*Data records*

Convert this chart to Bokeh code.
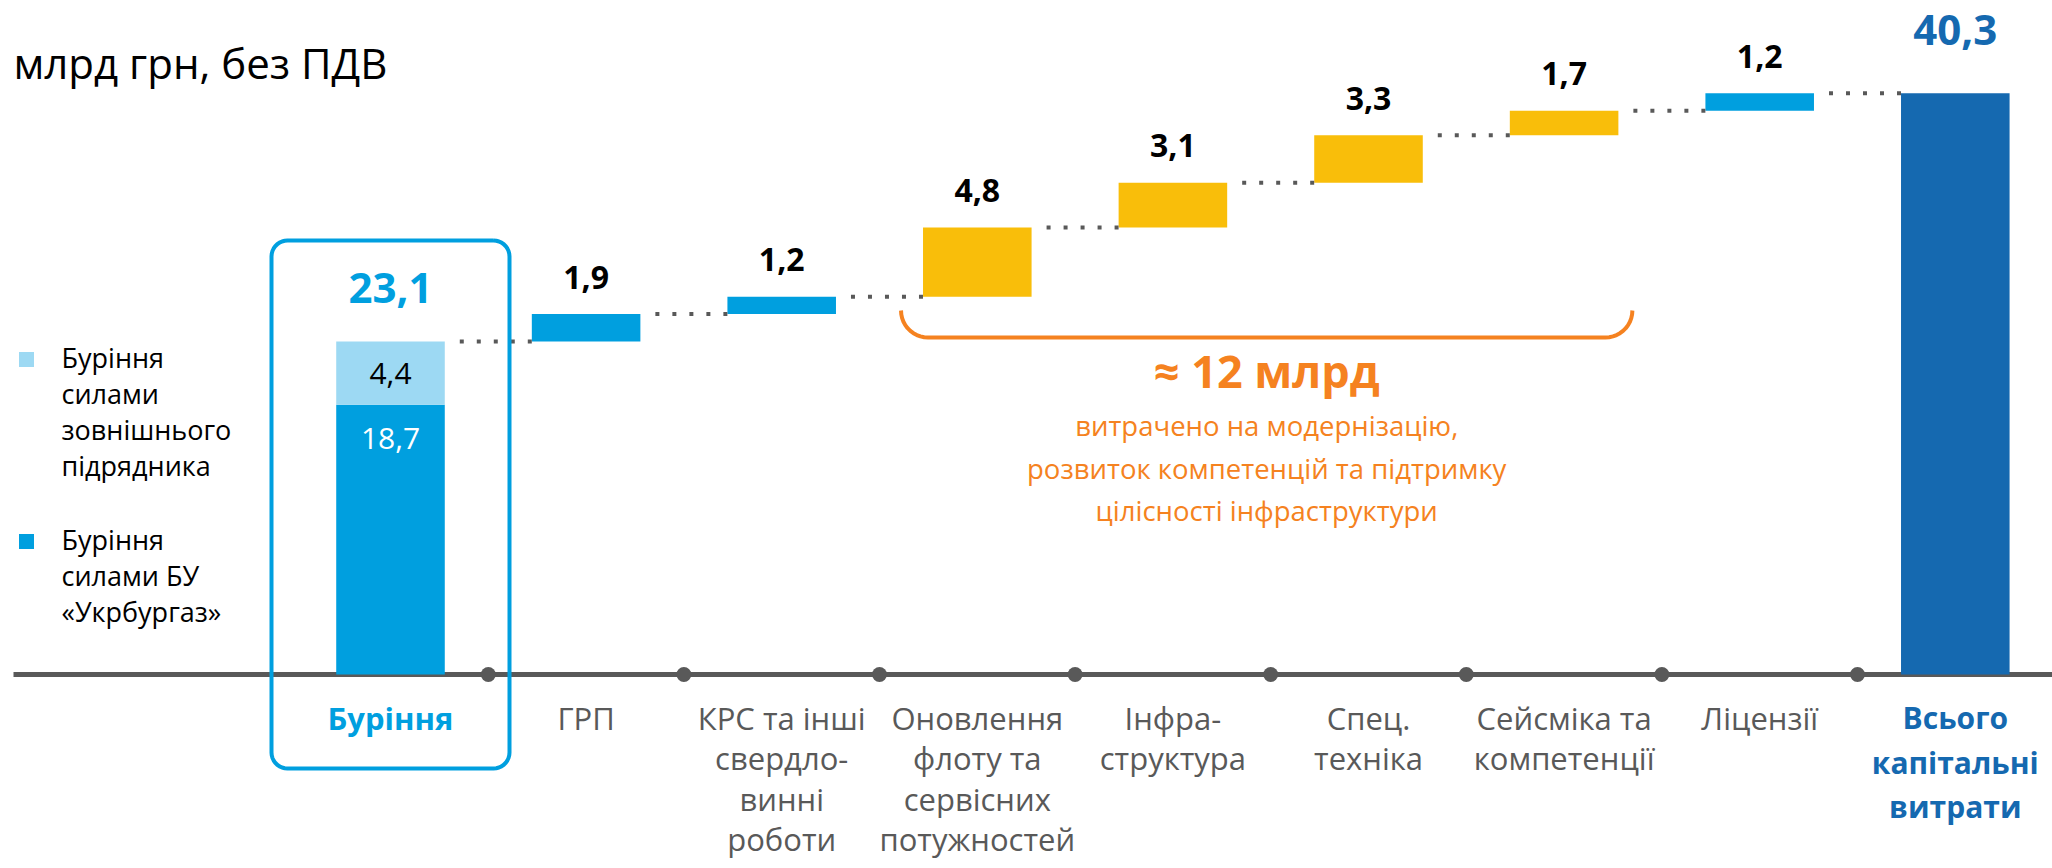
import numpy as np
from bokeh.plotting import figure
from bokeh.models import Range1d
from bokeh.core.properties import value
from bokeh.embed import file_html
from bokeh.resources import INLINE

# ---------------- data ----------------
categories = [
    ["Буріння"],
    ["ГРП"],
    ["КРС та інші", "свердло-", "винні", "роботи"],
    ["Оновлення", "флоту та", "сервісних", "потужностей"],
    ["Інфра-", "структура"],
    ["Спец.", "техніка"],
    ["Сейсміка та", "компетенції"],
    ["Ліцензії"],
    ["Всього", "капітальні", "витрати"],
]
values = [23.1, 1.9, 1.2, 4.8, 3.1, 3.3, 1.7, 1.2, 40.3]
bar_kind = ["start", "drill", "drill", "modern", "modern", "modern", "modern", "drill", "total"]
drill_own = 18.7
drill_external = 4.4
legend_lines = [["Буріння", "силами", "зовнішнього", "підрядника"],
                ["Буріння", "силами БУ", "«Укрбургаз»"]]
title_text = "млрд грн, без ПДВ"
note_big = "≈ 12 млрд"
note_lines = ["витрачено на модернізацію,", "розвиток компетенцій та підтримку",
              "цілісності інфраструктури"]

# ---------------- style ----------------
BLUE = "#009FDF"
LIGHT = "#9DD9F3"
YELLOW = "#F9BE0A"
DARK = "#1569B0"
GREY = "#595959"
ORANGE = "#F58220"
FONT = "Open Sans"
kind_color = {"start": BLUE, "drill": BLUE, "modern": YELLOW, "total": DARK}

W, H = 2052, 868
PX_X = 195.6          # px per category
PX_Y = 14.42          # px per unit
CX0, BASE = 390.0, 674.0  # px of category 0 centre and baseline
BAR_W = 0.555

x_start = -CX0 / PX_X
y_end = BASE / PX_Y


def px2x(px):
    return x_start + px / PX_X


def px2y(py):
    return (BASE - py) / PX_Y


p = figure(width=W, height=H, output_backend="svg", toolbar_location=None,
           x_range=Range1d(x_start, x_start + W / PX_X),
           y_range=Range1d(y_end - H / PX_Y, y_end),
           min_border=0, outline_line_color=None)
p.axis.visible = False
p.grid.visible = False
p.background_fill_color = "white"
p.border_fill_color = "white"

fmt = lambda v: f"{v:.1f}".replace(".", ",")

n = len(values)
idx = list(range(n))

# running totals
tops, bottoms = [], []
run = 0.0
for i, (v, k) in enumerate(zip(values, bar_kind)):
    if k == "start":
        bottoms.append(0.0); run = v; tops.append(run)
    elif k == "total":
        bottoms.append(0.0); tops.append(v)
    else:
        bottoms.append(run); run = run + v; tops.append(run)

# axis line
p.segment(x0=[px2x(13)], y0=[0], x1=[px2x(2060)], y1=[0], line_color=GREY, line_width=5)

# stacked drilling bar
p.vbar(x=[0], bottom=[0], top=[drill_own], width=BAR_W, fill_color=BLUE, line_color=None)
p.vbar(x=[0], bottom=[drill_own], top=[drill_own + drill_external], width=BAR_W,
       fill_color=LIGHT, line_color=None)

# floating + total bars
fl = [i for i in idx if bar_kind[i] != "start"]
p.vbar(x=fl, bottom=[bottoms[i] for i in fl], top=[tops[i] for i in fl], width=BAR_W,
       fill_color=[kind_color[bar_kind[i]] for i in fl], line_color=None)

# connectors
gap = 15 / PX_X
for i in range(n - 1):
    lvl = tops[i]
    p.segment(x0=[i + BAR_W / 2 + gap], y0=[lvl], x1=[i + 1 - BAR_W / 2], y1=[lvl],
              line_color=GREY, line_width=4, line_dash="4 13")

# tick dots
p.scatter(x=[i + 0.5 for i in range(n - 1)], y=[0] * (n - 1), size=15,
          fill_color=GREY, line_color=None)

# value labels above floating bars
p.text(x=fl[:-1], y=[tops[i] for i in fl[:-1]], text=[fmt(values[i]) for i in fl[:-1]],
       y_offset=-37, text_align="center", text_baseline="middle",
       text_font=value(FONT), text_font_style="bold", text_font_size="32px", text_color="black")
p.text(x=[n - 1], y=[values[-1]], text=[fmt(values[-1])], y_offset=-63,
       text_align="center", text_baseline="middle", text_font=value(FONT),
       text_font_style="bold", text_font_size="42px", text_color=DARK)
p.text(x=[0], y=[values[0]], text=[fmt(values[0])], y_offset=-53,
       text_align="center", text_baseline="middle", text_font=value(FONT),
       text_font_style="bold", text_font_size="42px", text_color=BLUE)
p.text(x=[0], y=[drill_own + drill_external / 2], text=[fmt(drill_external)],
       text_align="center", text_baseline="middle", text_font=value(FONT),
       text_font_size="30px", text_color="black")
p.text(x=[0], y=[drill_own], text=[fmt(drill_own)], y_offset=34,
       text_align="center", text_baseline="middle", text_font=value(FONT),
       text_font_size="30px", text_color="white")

# category labels
lx, ly, lt, lc, lw, ls = [], [], [], [], [], []
for i, lines in enumerate(categories):
    last = i == n - 1
    for j, s in enumerate(lines):
        lx.append(i); ly.append(43 + (44.5 if last else 40.5) * j); lt.append(s)
        lc.append(BLUE if i == 0 else (DARK if last else GREY))
        lw.append("bold" if i in (0, n - 1) else "normal")
        ls.append("30px" if last else "31px")
p.text(x=lx, y=[0] * len(lx), y_offset=ly, text=lt, text_color=lc, text_font_style=lw,
       text_align="center", text_baseline="middle", text_font=value(FONT),
       text_font_size=ls)

# highlight box around drilling
def rounded_rect(l, t, r, b, rad, k=10):
    pts = []
    corners = [(r - rad, t + rad, -90, 0), (r - rad, b - rad, 0, 90),
               (l + rad, b - rad, 90, 180), (l + rad, t + rad, 180, 270)]
    for cx, cy, a0, a1 in corners:
        for a in np.linspace(np.radians(a0), np.radians(a1), k):
            pts.append((cx + rad * np.cos(a), cy + rad * np.sin(a)))
    pts.append(pts[0])
    return [px2x(a) for a, _ in pts], [px2y(b_) for _, b_ in pts]

hx, hy = rounded_rect(CX0 - 119, 240, CX0 + 119, 768, 16)
p.line(hx, hy, line_color=BLUE, line_width=4)

# orange bracket under the modernisation bars
mod = [i for i in idx if bar_kind[i] == "modern"]
bl = CX0 + mod[0] * PX_X - BAR_W / 2 * PX_X - 22
br = CX0 + mod[-1] * PX_X + BAR_W / 2 * PX_X + 14
bt, bb, rad = 310, 337, 27
pts = []
for a in np.linspace(np.pi, np.pi / 2, 12):
    pts.append((bl + rad + rad * np.cos(a), bt + rad * np.sin(a)))
for a in np.linspace(np.pi / 2, 0, 12):
    pts.append((br - rad + rad * np.cos(a), bt + rad * np.sin(a)))
p.line([px2x(a) for a, _ in pts], [px2y(b_) for _, b_ in pts], line_color=ORANGE, line_width=4)

mid = (bl + br) / 2
p.text(x=[px2x(mid)], y=[px2y(370)], text=[note_big], text_align="center",
       text_baseline="middle", text_font=value(FONT), text_font_style="bold",
       text_font_size="45px", text_color=ORANGE)
p.text(x=[px2x(mid)] * 3, y=[px2y(v) for v in (425, 468, 510)], text=note_lines,
       text_align="center", text_baseline="middle", text_font=value(FONT),
       text_font_size="27.5px", text_color=ORANGE)

# title
p.text(x=[px2x(13)], y=[px2y(62)], text=[title_text], text_align="left",
       text_baseline="middle", text_font=value(FONT), text_font_size="42px",
       text_color="black")

# legend
p.scatter(x=[px2x(26), px2x(26)], y=[px2y(359), px2y(541)], marker="square", size=15,
          fill_color=[LIGHT, BLUE], line_color=None)
gx, gy, gt = [], [], []
for start, lines in zip((357, 539), legend_lines):
    for j, s in enumerate(lines):
        gx.append(px2x(61)); gy.append(px2y(start + 36 * j)); gt.append(s)
p.text(x=gx, y=gy, text=gt, text_align="left", text_baseline="middle",
       text_font=value(FONT), text_font_size="27px", text_color="black")

open("out.html", "w").write(file_html(p, INLINE))
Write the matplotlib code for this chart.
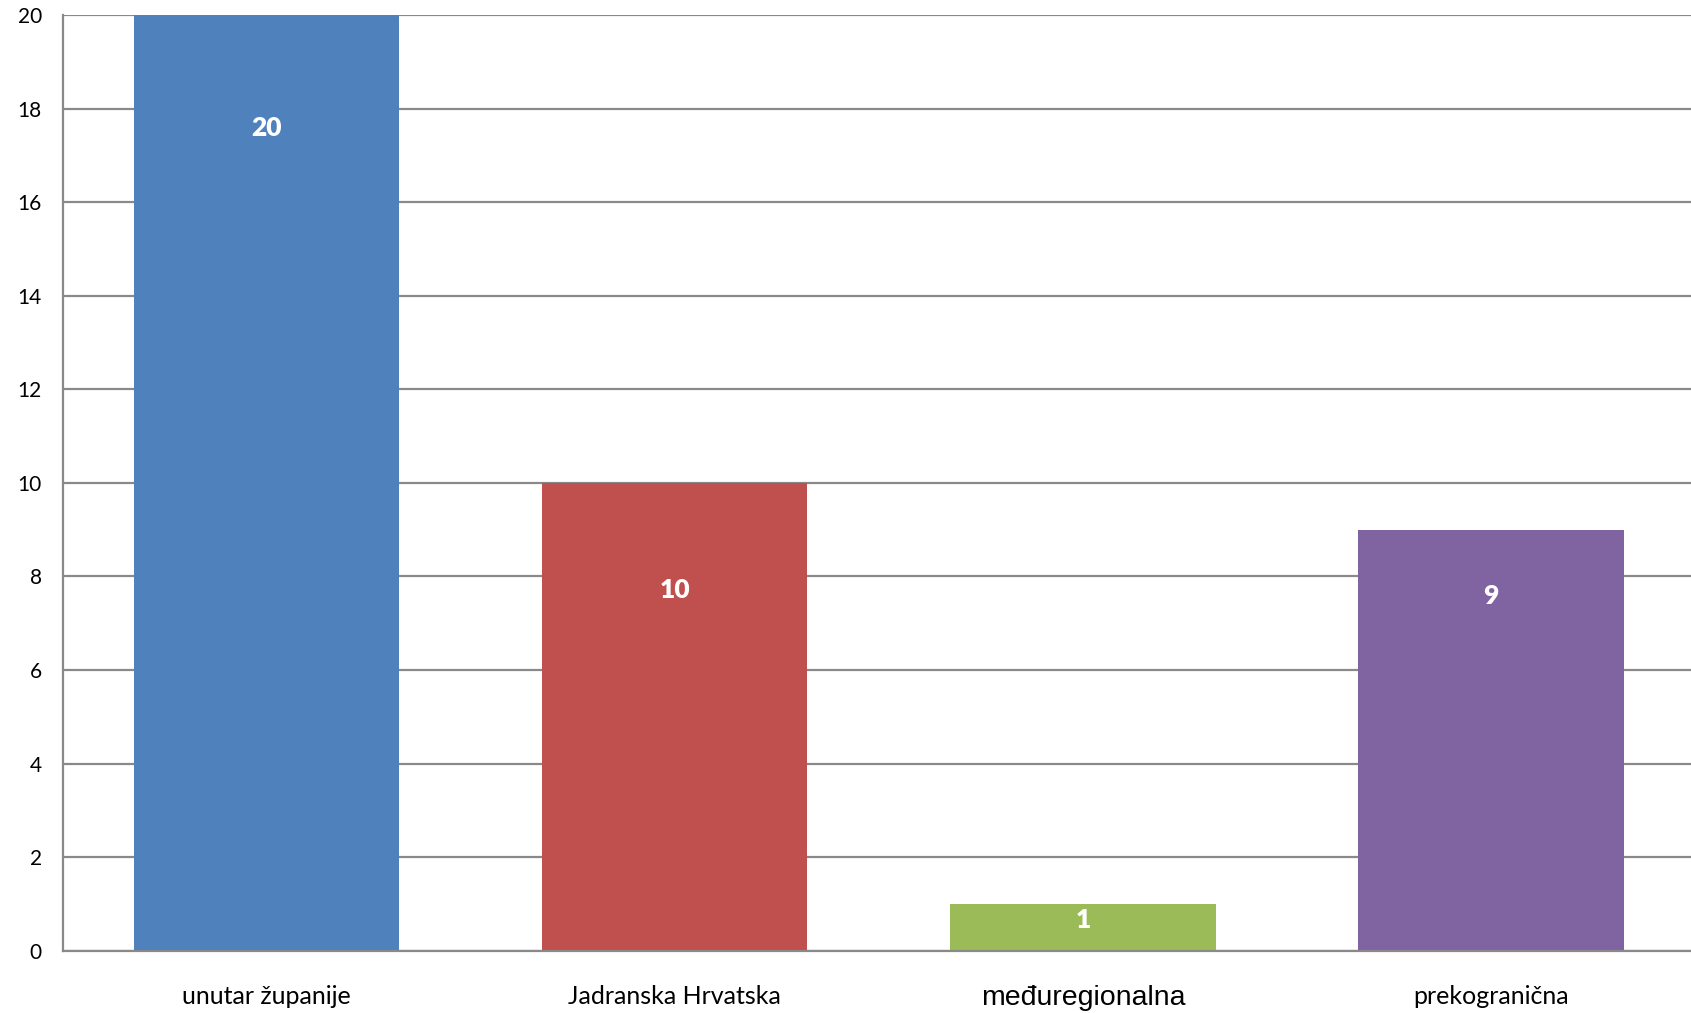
import matplotlib
matplotlib.use("Agg")
import matplotlib.pyplot as plt

categories = ["unutar županije", "Jadranska Hrvatska", "međuregionalna", "prekogranična"]
values = [20, 10, 1, 9]
colors = ["#4F81BD", "#C0504D", "#9BBB59", "#8064A2"]
label_offsets_px = [113, 107, 16, 66]
yticks = [0, 2, 4, 6, 8, 10, 12, 14, 16, 18, 20]

fig = plt.figure(figsize=(16.91, 10.13), dpi=100)
ax = fig.add_axes([62.7 / 1691, 62.3 / 1013, 1 - 62.7 / 1691, (998 - 62.3) / 1013])

x = list(range(len(categories)))
ax.bar(x, values, width=0.65, color=colors, zorder=3)
ax.set_xlim(-0.5, 3.49)
ax.set_ylim(0, 20)
ax.set_yticks(yticks)
ax.set_yticklabels([str(t) for t in yticks], fontsize=15, family="Lato")
ax.yaxis.grid(True, color="#898989", linewidth=1.6, zorder=1)
ax.set_axisbelow(True)
ax.tick_params(axis="both", length=0)
ax.tick_params(axis="y", pad=15)
ax.set_xticks(x)
ax.set_xticklabels(categories, fontsize=18, family="Lato")
ax.tick_params(axis="x", pad=25)
lbl = ax.get_xticklabels()[2]
lbl.set_family("Liberation Sans")
lbl.set_fontsize(20.5)

for s in ["top", "right"]:
    ax.spines[s].set_visible(False)
for s in ["left", "bottom"]:
    ax.spines[s].set_color("#898989")
    ax.spines[s].set_linewidth(1.6)
    ax.spines[s].set_zorder(4)

for xi, v, off in zip(x, values, label_offsets_px):
    ax.annotate(str(v), xy=(xi, v), xytext=(0, -off * 0.72), textcoords="offset points",
                ha="center", va="center", color="white", fontsize=19, fontweight="heavy",
                family="Lato", zorder=5)

fig.savefig("out.png", dpi=100)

*What is expected*
Only the lines from the start of the records to the one containing "from bokeh.resources import INLINE" should be repeated, exactly and with both ends kept; drop any pictures.

*The result*
Convert this chart to Bokeh code.
import numpy as np
from bokeh.plotting import figure
from bokeh.models import Range1d
from bokeh.core.properties import value
from bokeh.embed import file_html
from bokeh.resources import INLINE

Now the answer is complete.